El Código Penal constituye una suerte de Constitución negativa, pues establece el marco básico de los derechos y libertades fundamentales y regula el ejercicio del “núcleo duro” del poder punitivo del Estado: la pena criminal.  Tanto el hecho de que se recurra a la pena criminal, cuanto, en su caso la gravedad de la misma ha de encontrar una justificación suficiente en la necesidad de tutela. En otras palabras, ha de quedar, en concreto, excluida la posibilidad razonable de obtener el fin legítimo por medios alternativos menos gravosos. Además, las penas desproporcionadas no solo son inútiles, sino que, a menudo, resultan contraproducentes y llegan a constituir factores criminógenos. En realidad, cuando se establece o se modifica ese marco básico, se están discutiendo los límites y la estructura del poder junto a los límites y la estructura de los derechos individuales, es decir, algo que atañe absolutamente a toda la ciudadanía.

España, si atendemos a la tasa de criminalidad comparada, ocupa un lugar significativamente inferior a la de los países de nuestro entorno. Sin embargo hemos llegado a tener el mayor número de presos por habitante de la Unión Europea. A pesar de lo anterior, y ante la indiferencia de quienes tienen la falsa creencia de que la pérdida de la libertad afectará solamente a otras personas, parece continuar cobrando fuerza el “discurso de la exclusión”, por el que se estima que las libertades constitucionales de determinados ciudadanos y ciudadanas limitan innecesariamente el poder del Estado para reprimir los males que más daño causan.
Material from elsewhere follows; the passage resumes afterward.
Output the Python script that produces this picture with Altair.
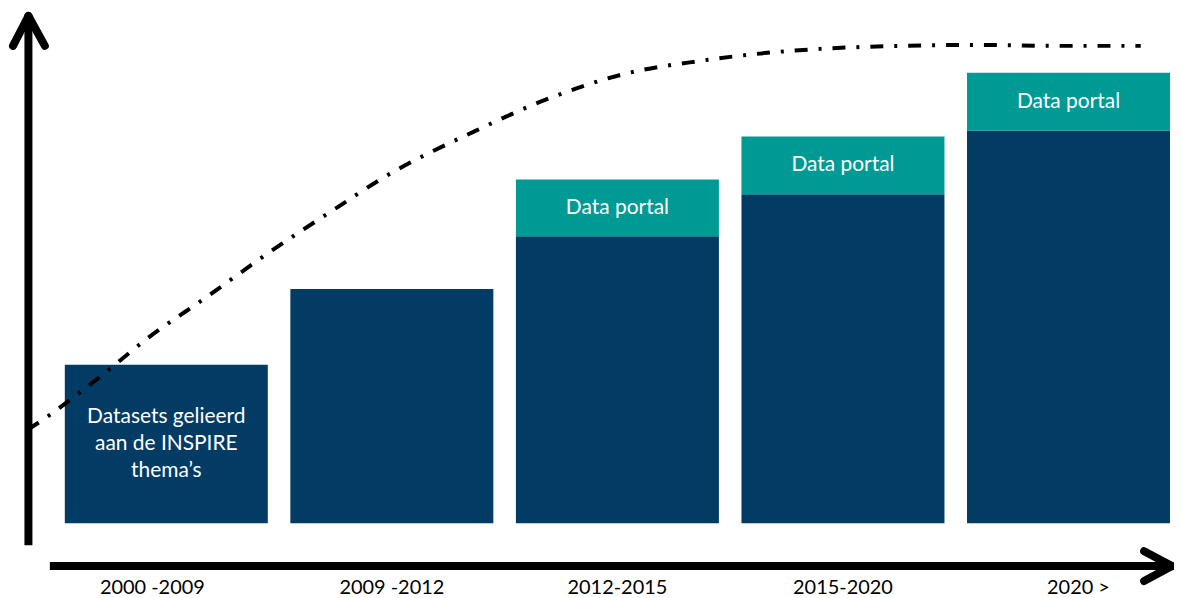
import altair as alt
import pandas as pd

# ---- data ----
periods = ["2000 -2009", "2009 -2012", "2012-2015", "2015-2020", "2020 >"]
base_values = [31.8, 47.0, 57.6, 66.0, 78.8]
portal_values = [0.0, 0.0, 11.4, 11.6, 11.6]
base_labels = ["Datasets gelieerd\naan de INSPIRE\nthema’s", "", "", "", ""]
portal_labels = ["", "", "Data portal", "Data portal", "Data portal"]

trend_x = [0, 1.7, 4.5, 6.3, 10.6, 15.6, 21.2, 27.0, 30.9, 39.1, 45.4, 52.1,
           58.7, 64.5, 69.1, 76.1, 83.0, 89.8, 97.1]
trend_y = [18.8, 21.4, 26.2, 29.4, 37.4, 45.4, 54.6, 63.4, 69.2, 78.8, 85.2,
           90.2, 92.8, 94.4, 95.2, 95.8, 96.0, 95.8, 95.8]

NAVY = "#023B63"
TEAL = "#009A95"
FONT = "Lato"
W, H = 1150, 554

bars = pd.DataFrame({
    "period": periods,
    "base": base_values,
    "top": [b + p for b, p in zip(base_values, portal_values)],
    "base_mid": [b / 2 for b in base_values],
    "portal_mid": [b + p / 2 for b, p in zip(base_values, portal_values)],
    "base_label": base_labels,
    "portal_label": portal_labels,
})
trend = pd.DataFrame({"t": trend_x, "v": trend_y})

yscale = alt.Scale(domain=[-8.6, 102.2], nice=False, zero=False)
label_offset = {
    "condition": [
        {"test": "datum.value === '2000 -2009'", "value": -14},
        {"test": "datum.value === '2020 >'", "value": 10},
    ],
    "value": 0,
}
xband = alt.X(
    "period:N", sort=periods,
    scale=alt.Scale(range=[37, 1146], paddingInner=0.1, paddingOuter=0, round=False),
    axis=alt.Axis(title=None, domain=False, ticks=False, labelAngle=0,
                  labelFont=FONT, labelFontSize=20, labelColor="black",
                  labelPadding=21, labelBaseline="middle",
                  labelOffset=label_offset),
)

base = alt.Chart(bars)

navy_bars = base.mark_bar(color=NAVY).encode(
    x=xband,
    y=alt.Y("base:Q", scale=yscale, axis=None),
    y2=alt.Y2(datum=0),
)
teal_bars = base.transform_filter("datum.top > datum.base").mark_bar(color=TEAL).encode(
    x=xband,
    y=alt.Y("top:Q", scale=yscale, axis=None),
    y2="base:Q",
)
base_text = base.mark_text(color="white", font=FONT, fontSize=21, lineBreak="\n",
                           lineHeight=27, baseline="middle", dy=-27).encode(
    x=xband,
    y=alt.Y("base_mid:Q", scale=yscale, axis=None),
    text="base_label:N",
)
portal_text = base.mark_text(color="white", font=FONT, fontSize=21,
                             baseline="middle").encode(
    x=xband,
    y=alt.Y("portal_mid:Q", scale=yscale, axis=None),
    text="portal_label:N",
)

curve = alt.Chart(trend).mark_line(
    color="black", strokeWidth=4, strokeDash=[13, 11, 3, 11], interpolate="monotone"
).encode(
    x=alt.X("t:Q", scale=alt.Scale(domain=[0, 100], nice=False), axis=None),
    y=alt.Y("v:Q", scale=yscale, axis=None),
)

# ---- decorative axis arrows (pixel positions in the plot area) ----
def seg(x1, y1, x2, y2, cap="round"):
    return alt.Chart(pd.DataFrame({"a": [0]})).mark_rule(
        color="black", strokeWidth=8, strokeCap=cap
    ).encode(x=alt.value(x1), y=alt.value(y1), x2=alt.value(x2), y2=alt.value(y2))

arrows = [
    seg(0.5, 3, 0.5, 533, cap="butt"),
    seg(0.5, 2, -15, 32),
    seg(0.5, 2, 17, 32),
    seg(22, 554, 1146, 554, cap="butt"),
    seg(1148, 554, 1120, 539),
    seg(1148, 554, 1120, 569),
]

bar_layer = alt.layer(navy_bars, teal_bars, base_text, portal_text)
chart = alt.layer(bar_layer, curve, *arrows).resolve_scale(x="independent").properties(
    width=W, height=H,
    autosize=alt.AutoSizeParams(type="none"),
    padding={"left": 20, "top": 5, "right": 0, "bottom": 30},
    background="white",
).configure_view(stroke=None)

chart.save("out.html", embed_options={"renderer": "svg", "actions": False})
En este contexto se ha dado a conocer a los medios de comunicación una propuesta electoral que al parecer pretende reducir el elenco de penas existentes en el actual Código Penal a solo dos, prisión y multa, y la inclusión de la cadena perpetua revisable como pena máxima. Estas propuestas constituyen la consecuencia lógica de camino hacia ninguna parte emprendido hace años por las formaciones políticas mayoritarias, y cuyo hito más significativo fue la durísima reforma del Código Penal de 1995 operada en el año 2003. El propósito que vertebra las numerosas modificaciones, veintiocho hasta el momento, es sin duda, el endurecimiento del sistema de penas y de su ejecución, en pugna con los principios constitucionales de proporcionalidad y orientación del sistema a la reeducación y reinserción de las personas condenadas. Más aún, en una situación de crisis sistémica, evidencian el tránsito del «Estado social» hacia lo que ha venido en denominarse como «Estado penal».

Es censurable que de esta última propuesta solo se conozca poco más que “slogans”. Desde esta perspectiva debe rechazarse la ausencia de rigor y seriedad con que se trata esta materia en la búsqueda de réditos electorales, pues el Código Penal, esa Constitución negativa, debe nacer de un consenso profundo y racionalmente fundado, no de  aparentes urgencias  o exigencias del presente, ni de la explotación de la “sensación social de inseguridad”, cuya vivencia subjetiva es claramente superior a la existencia objetiva de riesgos que la justifiquen.